* BEGIN DATASET EXCERPT *

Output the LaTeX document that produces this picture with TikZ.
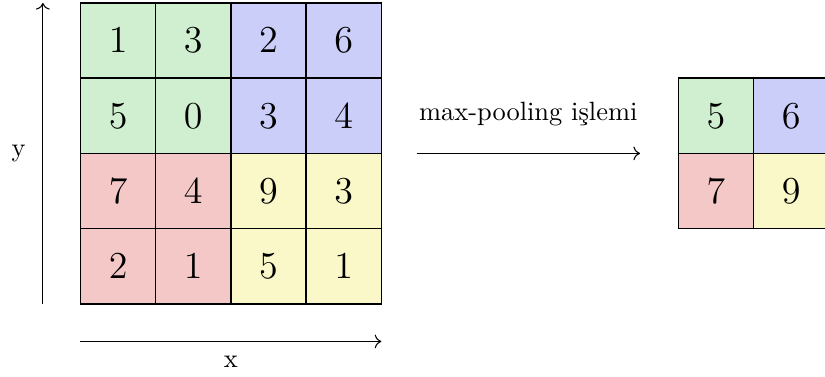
\documentclass[tikz,border=0pt]{standalone}
\usepackage{tikz}
\usetikzlibrary{arrows.meta,positioning}
\definecolor{poolGreen}{RGB}{208,239,208}
\definecolor{poolBlue}{RGB}{204,206,250}
\definecolor{poolRed}{RGB}{245,200,200}
\definecolor{poolYellow}{RGB}{250,248,200}
\tikzset{
  cell/.style={draw, semithick, minimum size=1cm, inner sep=0pt, font=\Large},
  axis/.style={->}
}
\begin{document}
\begin{tikzpicture}
    \useasboundingbox (-1.07,-0.96) rectangle (9.90,4.04);
    % Input matrix (4x4)
    \foreach \col/\row/\val/\clr in {
      0/3/1/poolGreen, 1/3/3/poolGreen, 2/3/2/poolBlue, 3/3/6/poolBlue,
      0/2/5/poolGreen, 1/2/0/poolGreen, 2/2/3/poolBlue, 3/2/4/poolBlue,
      0/1/7/poolRed, 1/1/4/poolRed, 2/1/9/poolYellow, 3/1/3/poolYellow,
      0/0/2/poolRed, 1/0/1/poolRed, 2/0/5/poolYellow, 3/0/1/poolYellow}
      \node[cell, fill=\clr] (in\col\row) at (\col+0.5, \row+0.5) {$\val$};
    % Axes
    \coordinate (ybot) at (-0.5, 0);
    \coordinate (ytop) at (-0.5, 4);
    \draw[axis] (ybot) -- (ytop) node[midway, left=3pt] (ylab) {y};
    \coordinate (xleft) at (0, -0.5);
    \coordinate (xright) at (4, -0.5);
    \draw[axis] (xleft) -- (xright) node[midway, below=2pt] (xlab) {x};
    % Pooling step
    \coordinate (pstart) at (4.47, 2);
    \coordinate (pend) at (7.44, 2);
    \draw[axis] (pstart) -- (pend) node[midway, above=7pt] (plab) {max-pooling işlemi};
    % Output matrix (2x2)
    \node[cell, fill=poolGreen] (out01) at (8.45, 2.5) {$5$};
    \node[cell, fill=poolBlue] (out11) at (9.45, 2.5) {$6$};
    \node[cell, fill=poolRed] (out00) at (8.45, 1.5) {$7$};
    \node[cell, fill=poolYellow] (out10) at (9.45, 1.5) {$9$};
  \end{tikzpicture}
\end{document}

* END DATASET EXCERPT *

AIM OF THE TASK:
Reproduce each line exactly, please, except for any pictures.

RESPONSE TO THE EXERCISE:
Output the LaTeX document that produces this picture with TikZ.
\documentclass[tikz,border=0pt]{standalone}
\usepackage{tikz}
\usetikzlibrary{arrows.meta,positioning}
\definecolor{poolGreen}{RGB}{208,239,208}
\definecolor{poolBlue}{RGB}{204,206,250}
\definecolor{poolRed}{RGB}{245,200,200}
\definecolor{poolYellow}{RGB}{250,248,200}
\tikzset{
  cell/.style={draw, semithick, minimum size=1cm, inner sep=0pt, font=\Large},
  axis/.style={->}
}
\begin{document}
\begin{tikzpicture}
    \useasboundingbox (-1.07,-0.96) rectangle (9.90,4.04);
    % Input matrix (4x4)
    \foreach \col/\row/\val/\clr in {
      0/3/1/poolGreen, 1/3/3/poolGreen, 2/3/2/poolBlue, 3/3/6/poolBlue,
      0/2/5/poolGreen, 1/2/0/poolGreen, 2/2/3/poolBlue, 3/2/4/poolBlue,
      0/1/7/poolRed, 1/1/4/poolRed, 2/1/9/poolYellow, 3/1/3/poolYellow,
      0/0/2/poolRed, 1/0/1/poolRed, 2/0/5/poolYellow, 3/0/1/poolYellow}
      \node[cell, fill=\clr] (in\col\row) at (\col+0.5, \row+0.5) {$\val$};
    % Axes
    \coordinate (ybot) at (-0.5, 0);
    \coordinate (ytop) at (-0.5, 4);
    \draw[axis] (ybot) -- (ytop) node[midway, left=3pt] (ylab) {y};
    \coordinate (xleft) at (0, -0.5);
    \coordinate (xright) at (4, -0.5);
    \draw[axis] (xleft) -- (xright) node[midway, below=2pt] (xlab) {x};
    % Pooling step
    \coordinate (pstart) at (4.47, 2);
    \coordinate (pend) at (7.44, 2);
    \draw[axis] (pstart) -- (pend) node[midway, above=7pt] (plab) {max-pooling işlemi};
    % Output matrix (2x2)
    \node[cell, fill=poolGreen] (out01) at (8.45, 2.5) {$5$};
    \node[cell, fill=poolBlue] (out11) at (9.45, 2.5) {$6$};
    \node[cell, fill=poolRed] (out00) at (8.45, 1.5) {$7$};
    \node[cell, fill=poolYellow] (out10) at (9.45, 1.5) {$9$};
  \end{tikzpicture}
\end{document}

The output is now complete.